Second Charge Mortgages in Nottingham
Second Charge Mortgages | Mortgage Advice in Nottingham
Second Charge Mortgages, also known as a ‘secured loan’, is a loan that is secured onto your property. Secured loans normally come with a higher rate of interest and higher fees, as opposed to standard mortgages due to if a repossession happens, the provider has to wait until the original mortgage is repaid in order they are able to get their money back.
Although secured loans can be seen as more costly, more often than not they can be the right solution.

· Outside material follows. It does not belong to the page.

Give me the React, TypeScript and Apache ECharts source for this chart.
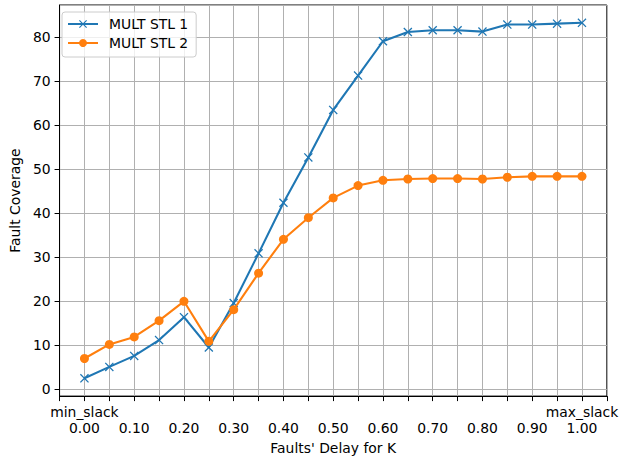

There are three main options that are available if you’re needing to raise money through your property. These include:
1. A further advance from your current Lender
2. A Remortgage to a new Lender
3. A Second Charge mortgage
If you’re only after a small amount then you should take some time to look at unsecured borrowing. By choosing to take out a secured loan will mean your current mortgage stays exactly as it is. The new borrowing that you undertake is with a different provider and a separate direct debit. Furthermore, the term of your borrowing can also be shorter or longer than your main mortgage.
There are many reasons as to why people choose to take out additional borrowing including home improvements, debt consolidation and injecting cash into businesses.
Second charge mortgages can be a suitable option for many scenario’s. Here are some of the main reasons as to why you should choose to go down this route:
· You want to retain your current mortgage because it has a low interest rate.
· You to retain your current mortgage because it’s interest only and you prefer to keep it that way.
· You are recently self-employed.
· Your income is derived from multiple sources.
· Your credit rating has deteriorated since you last took out a mortgage.
· You want to avoid remortgaging due to early repayment charges.
· You need to raise funds very quickly.
· You are looking to raise capital against your UK property to purchase foreign property.
· You prefer not to use your current Lender to raise funds.
· Your current mortgage lender has declined your further advance application.
· You want to raise funds to purchase another property which isn’t suitable for a mortgage (non-standard construction/property in poor repair).
· You need capital to pay business tax liabilities or to clear a business overdraft.